I also think that what they were striving to do with Zenos was to show us a sort of, "Luke in Palpatine's Throne Room scene" only it'd just be a Darth Vader and Luke, no Palpatine. I guess? The analogue I'm trying to describe is that in Return of the Jedi, the war with the Empire and the Second Death Star is a very pivotal thing for the galaxy, but it's juxtaposed against the personal conflict for Luke. The way the battle goes for the rebels fluctuates along similar lines to Luke's confrontation with the Emperor. I.E. The real battle is good vs. evil, and the personal battle is what's directing the battle outside. Of course, that's not what's actually happening in universe, but it's what's happening with the script.
How I relate this to Stormblood is in the fact that when we do face down Zenos, he now knows more about our own gift and how to use it than we do. Since they can't have quite the same personal dynamic, nor the real isolation of the Emperor's Throne room scene, they resorted to a very direct showing that our real enemy is our old enemy, primals. Primals brought about by the Ascians. It's also because there's been no real overarching explanation on the Echo as with The Force, and we've had no mentor or master with directive for it. I'm just saying it's treading somewhat similar grounds to the RoJ thing mentioned before.
Bear with me. Every patch during Stormblood ends with tying Ascians and Primals and the special world back into FFXIV. Simply casting down an Empire is a fairly tired trope, so they want to keep us in feeling special while also delivering an original. The ultimate point of Stormblood is that we take war to the Garleans, but we find out they were puppets to the Ascians all along.
A major theme of Stormblood was liberation, and the way I see it, they wrote Zenos into the story as a way to liberate themselves as writers and destroy the empire so that they wouldn't have to stick with that trope.
Heh, I sound like I'm reaching to myself.
Anyway, as an aside, it's actually sort of a trope in itself, because it's usually what happens to empires in Final Fantasies. The Empire is destroyed or beaten somehow at a middle/late point in the story, and then the real threat rears its ugly head. We could scrap what I just spent 45 minutes pulling out of my dumper, and say that this was the point of Stormblood. To show the Empire is beatable, and then have them casted aside by a greater force.

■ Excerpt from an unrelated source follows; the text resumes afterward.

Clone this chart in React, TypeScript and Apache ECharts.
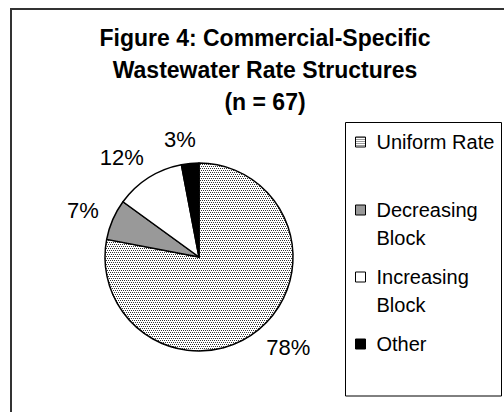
import React, { useEffect, useRef } from "react";
import * as echarts from "echarts";

const titleLines = ["Figure 4: Commercial-Specific", "Wastewater Rate Structures", "(n = 67)"];
const categories = ["Uniform Rate", "Decreasing Block", "Increasing Block", "Other"];
const legendLabels = ["Uniform Rate", "\nDecreasing\nBlock", "\nIncreasing\nBlock", "Other"];
const values = [78, 7, 12, 3];
const sliceColors = ["pattern", "#999999", "#ffffff", "#000000"];

const FONT = "'Liberation Sans', Arial, sans-serif";

function makeDots(): HTMLCanvasElement {
  const c = document.createElement("canvas");
  c.width = 4;
  c.height = 4;
  const ctx = c.getContext("2d")!;
  ctx.fillStyle = "#ffffff";
  ctx.fillRect(0, 0, 4, 4);
  ctx.fillStyle = "#333333";
  [[0, 0], [2, 0], [1, 2], [3, 2]].forEach(([x, y]) => ctx.fillRect(x, y, 1, 1));
  return c;
}

export default function App() {
  const ref = useRef<HTMLDivElement>(null);
  useEffect(() => {
    if (!ref.current) return;
    const chart = echarts.init(ref.current, null, { renderer: "svg" });
    const pattern = { image: makeDots(), repeat: "repeat" };
    const legendTops = [128, 168, 235, 330];
    const option: any = {
      animation: false,
      backgroundColor: "#ffffff",
      title: {
        text: titleLines.join("\n"),
        left: 265,
        top: 22,
        textAlign: "center",
        padding: 0,
        textStyle: { fontSize: 23, fontWeight: "bold", lineHeight: 32, fontFamily: FONT, color: "#000" },
      },
      graphic: [
        {
          type: "rect",
          shape: { x: 11, y: 9, width: 520, height: 430 },
          style: { fill: "none", stroke: "#333", lineWidth: 2 },
          silent: true,
        },
        {
          type: "rect",
          shape: { x: 345.5, y: 122.5, width: 156, height: 273.5 },
          style: { fill: "none", stroke: "#000", lineWidth: 1 },
          silent: true,
        },
      ],
      legend: categories.map((name, i) => ({
        data: [name],
        left: 355,
        top: legendTops[i],
        padding: 0,
        orient: "vertical",
        icon: "rect",
        itemWidth: 10,
        itemHeight: 10,
        selectedMode: false,
        itemStyle: { borderColor: "#000", borderWidth: 1 },
        formatter: () => legendLabels[i],
        textStyle: {
          fontSize: 20,
          lineHeight: 28,
          color: "#000",
          fontFamily: FONT,
          padding: [0, 0, 0, 6],
        },
      })),
      series: [
        {
          type: "pie",
          center: [199, 257],
          radius: 94,
          startAngle: 90,
          clockwise: true,
          silent: true,
          avoidLabelOverlap: false,
          data: categories.map((name, i) => ({
            name,
            value: values[i],
            itemStyle: { color: i === 0 ? pattern : sliceColors[i] },
          })),
          itemStyle: { borderColor: "#000", borderWidth: 1.5 },
          label: {
            show: true,
            position: "outside",
            formatter: "{c}%",
            fontSize: 22,
            color: "#000",
            fontFamily: FONT,
            distanceToLabelLine: -8,
          },
          labelLine: { show: false, length: 24, length2: 0 },
        },
      ],
    };
    chart.setOption(option);
    return () => chart.dispose();
  }, []);
  return (
    <div
      ref={ref}
      style={{ position: "absolute", left: 0, top: 0, width: 504, height: 412, background: "#fff" }}
    />
  );
}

This happens in FFII, FFVI, FFVII(hey Shinra maybe an Electric Company... but... Business Empire), and now in FFXIV. Maybe I missed one? Anyway, in FFII, the Emperor is killed, and the Empire is pronounced defeated, but then the Dark Knight takes over and resumes the war only for SURPRISE HELL EMPEROR!
In FFVI you engage the Gestahlian Empire across many different skirmishes, from Doma to Narshe to Vector itself. You turn to the Espers in desperation, and they ransack the imperial capital. The Empire sues for peace, but then shows their true colors and raise the floating continent, and you engage with their air force. Once you're there, it seems like it's the end of the game, and you're going to have to stop the Emperor and Kefka somehow... Only for Kefka to betray the Emperor, cast down the Empire entirely, and destroy it, and the world, leading into the World of Ruin arc. You never actually get to engage the Emperor himself in combat in FFVI.
FFVII has it happen pretty early. You invade the Shinra HQ, and you likely know the details of it better than I do, but your attempts at stopping Shinra are foiled, but while you're in prison the real bad guy swoops in and kills Shinra himself along with most all of the building personnel. After that, Shinra's still around, but you know they aren't the biggest threat, even though they're 100% responsible for Sephiroth being who he is.